Perhaps the greatest strength of a team-based incentive program is that it gives everybody an equal chance of being rewarded despite some employees being more skilled than the others. Furthermore, workers will be more motivated to go above and beyond because they wouldn’t want to be the person that weighs down the group and cause them to lose their rewards. On the other hand, it also encourages employees to work together by picking up the slack in case members of the team are having problems.
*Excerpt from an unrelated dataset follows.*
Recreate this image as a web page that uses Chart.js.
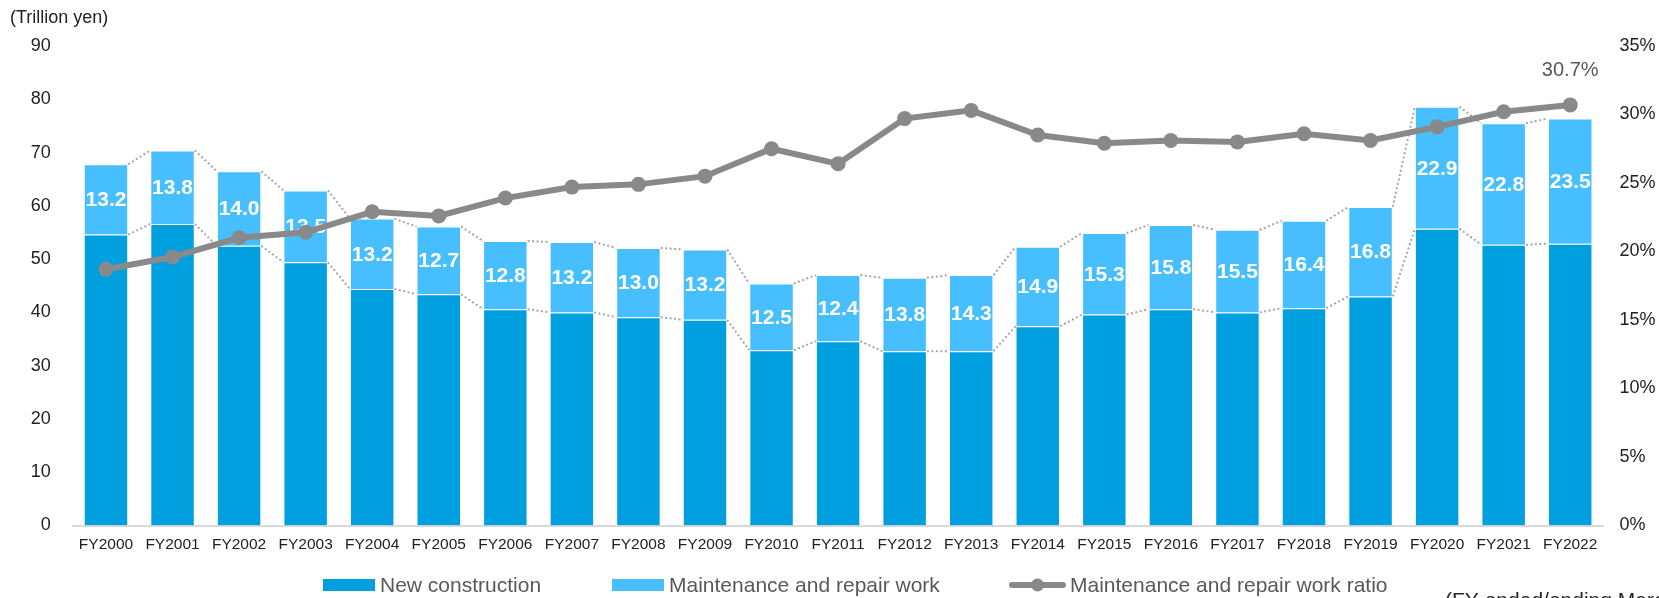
<!DOCTYPE html>
<html>
<head>
<meta charset="utf-8">
<script src="https://cdn.jsdelivr.net/npm/chart.js@4"></script>
<style>
  html, body { margin: 0; padding: 0; background: #fff; }
  #wrap { position: relative; width: 1659px; height: 598px; }
</style>
</head>
<body>
<div id="wrap"><canvas id="c"></canvas></div>
<script>
const categories = ['FY2000','FY2001','FY2002','FY2003','FY2004','FY2005','FY2006','FY2007','FY2008','FY2009','FY2010','FY2011','FY2012','FY2013','FY2014','FY2015','FY2016','FY2017','FY2018','FY2019','FY2020','FY2021','FY2022'];
const newConstruction = [54.6, 56.6, 52.5, 49.4, 44.4, 43.4, 40.6, 40.0, 39.1, 38.6, 32.9, 34.6, 32.7, 32.7, 37.4, 39.6, 40.6, 40.0, 40.8, 43.0, 55.7, 52.7, 52.9];
const maintenance = [13.2, 13.8, 14.0, 13.5, 13.2, 12.7, 12.8, 13.2, 13.0, 13.2, 12.5, 12.4, 13.8, 14.3, 14.9, 15.3, 15.8, 15.5, 16.4, 16.8, 22.9, 22.8, 23.5];
const ratio = [18.7, 19.6, 21.0, 21.4, 22.9, 22.6, 23.9, 24.7, 24.9, 25.5, 27.5, 26.4, 29.7, 30.3, 28.5, 27.9, 28.1, 28.0, 28.6, 28.1, 29.1, 30.2, 30.7];
const leftTicks = [0, 10, 20, 30, 40, 50, 60, 70, 80, 90];
const rightTicks = [0, 5, 10, 15, 20, 25, 30, 35];
const seriesNames = ['New construction', 'Maintenance and repair work', 'Maintenance and repair work ratio'];
const unitLabel = '(Trillion yen)';
const footnote = '(FY ended/ending March 31)';

const FONT = "'Liberation Sans', Arial, Helvetica, sans-serif";
const COL_NEW = '#009FE0';
const COL_MAINT = '#47BFFF';
const COL_LINE = '#898989';

const overlay = {
  id: 'overlay',
  afterDatasetDraw(chart, args) {
    if (args.index !== 1) return;
    const ctx = chart.ctx;
    ctx.save();
    ctx.strokeStyle = '#a6a6a6';
    ctx.lineWidth = 2;
    ctx.setLineDash([2, 2.5]);
    [0, 1].forEach(di => {
      const els = chart.getDatasetMeta(di).data;
      for (let i = 0; i < els.length - 1; i++) {
        const a = els[i], b = els[i + 1];
        ctx.beginPath();
        ctx.moveTo(a.x + a.width / 2, a.y);
        ctx.lineTo(b.x - b.width / 2, b.y);
        ctx.stroke();
      }
    });
    ctx.setLineDash([]);
    ctx.fillStyle = '#ffffff';
    ctx.font = 'bold 21px ' + FONT;
    ctx.textAlign = 'center';
    ctx.textBaseline = 'middle';
    chart.getDatasetMeta(1).data.forEach((el, i) => {
      const y = (el.y + el.base) / 2;
      ctx.fillText(maintenance[i].toFixed(1), el.x, y + 1);
    });
    ctx.restore();
  },
  afterDraw(chart) {
    const ctx = chart.ctx;
    ctx.save();
    // unit label
    ctx.fillStyle = '#222';
    ctx.font = '18px ' + FONT;
    ctx.textAlign = 'left';
    ctx.textBaseline = 'middle';
    ctx.fillText(unitLabel, 10, 18);
    // last ratio label
    const lm = chart.getDatasetMeta(2).data;
    const last = lm[lm.length - 1];
    ctx.fillStyle = '#595959';
    ctx.font = '20px ' + FONT;
    ctx.textAlign = 'center';
    ctx.fillText(ratio[ratio.length - 1].toFixed(1) + '%', last.x, last.y - 34);
    // legend
    const ly = 585;
    ctx.font = '21px ' + FONT;
    ctx.textAlign = 'left';
    ctx.textBaseline = 'middle';
    const items = [
      { x: 323, w: 52, type: 'box', color: COL_NEW, text: seriesNames[0] },
      { x: 612, w: 52, type: 'box', color: COL_MAINT, text: seriesNames[1] },
      { x: 1010, w: 55, type: 'line', color: COL_LINE, text: seriesNames[2] }
    ];
    items.forEach(it => {
      if (it.type === 'box') {
        ctx.fillStyle = it.color;
        ctx.fillRect(it.x, ly - 6, it.w, 12);
      } else {
        ctx.strokeStyle = it.color;
        ctx.lineWidth = 6;
        ctx.lineCap = 'round';
        ctx.beginPath();
        ctx.moveTo(it.x + 2, ly);
        ctx.lineTo(it.x + it.w - 2, ly);
        ctx.stroke();
        ctx.fillStyle = it.color;
        ctx.beginPath();
        ctx.arc(it.x + it.w / 2, ly, 6.5, 0, Math.PI * 2);
        ctx.fill();
      }
      ctx.fillStyle = '#595959';
      ctx.fillText(it.text, it.x + it.w + 5, ly + 1);
    });
    // footnote (cut by bottom edge)
    ctx.fillStyle = '#262626';
    ctx.textBaseline = 'alphabetic';
    ctx.fillText(footnote, 1445, 607);
    ctx.restore();
  }
};

new Chart(document.getElementById('c'), {
  type: 'bar',
  data: {
    labels: categories,
    datasets: [
      {
        label: seriesNames[0], data: newConstruction, backgroundColor: COL_NEW,
        borderColor: 'rgba(255,255,255,0.35)', borderWidth: 1,
        yAxisID: 'y', stack: 's', order: 1,
        barPercentage: 0.668, categoryPercentage: 1
      },
      {
        label: seriesNames[1], data: maintenance, backgroundColor: COL_MAINT,
        borderColor: 'rgba(255,255,255,0.35)', borderWidth: 1,
        yAxisID: 'y', stack: 's', order: 1,
        barPercentage: 0.668, categoryPercentage: 1
      },
      {
        type: 'line', label: seriesNames[2], data: ratio, yAxisID: 'y1', order: 0,
        borderColor: COL_LINE, backgroundColor: COL_LINE, borderWidth: 6,
        pointRadius: 7.5, pointBorderWidth: 0, pointBackgroundColor: COL_LINE,
        pointHoverRadius: 7.5, tension: 0
      }
    ]
  },
  options: {
    responsive: true,
    maintainAspectRatio: false,
    animation: false,
    layout: { padding: { top: 46, left: 0, right: 0, bottom: 0 } },
    plugins: { legend: { display: false }, tooltip: { enabled: false }, title: { display: false } },
    scales: {
      x: {
        stacked: true,
        grid: { display: false, drawTicks: false },
        border: { display: true, color: '#d9d9d9', width: 2 },
        ticks: { color: '#222', font: { family: FONT, size: 15.5 }, padding: 10, maxRotation: 0, autoSkip: false },
        afterFit(s) { s.height = 72.5; }
      },
      y: {
        stacked: true, position: 'left', min: 0, max: 90,
        afterBuildTicks(s) { s.ticks = leftTicks.map(v => ({ value: v })); },
        grid: { display: false, drawTicks: false },
        border: { display: false },
        ticks: { color: '#222', font: { family: FONT, size: 18 }, padding: 22 },
        afterFit(s) { s.width = 72.7; }
      },
      y1: {
        position: 'right', min: 0, max: 35,
        afterBuildTicks(s) { s.ticks = rightTicks.map(v => ({ value: v })); },
        grid: { display: false, drawTicks: false },
        border: { display: false },
        ticks: { color: '#222', font: { family: FONT, size: 18 }, padding: 16, callback: v => v + '%' },
        afterFit(s) { s.width = 55.5; }
      }
    }
  },
  plugins: [overlay]
});
</script>
</body>
</html>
However, the team approach also has its downsides. Top performers may feel cheated because underperforming workers get rewarded just as much as they are, regardless of their contribution to the team. On the other hand, bottom-tier employees might end up just caving to the pressure of failing their teammates.
Why Not Both?
It is possible to implement a hybrid of individual and team-based incentive programs. With a hybrid incentive program, individuals will still feel properly rewarded for their own efforts, while the team-based aspect of the program still gives low performers a chance to be rewarded as they contribute to the team in their own way.
That said, managing a hybrid incentive program will require even more effort when it comes tracking its individual components. This makes the use of a proper incentive management software even more important.
Making sure workers are properly rewarded goes a long way in ensuring your business runs smoothly. As long as your employees know that your business is worth going the extra mile for, you can expect a more productive workforce, better employee retention, and a better employee-employer relationship.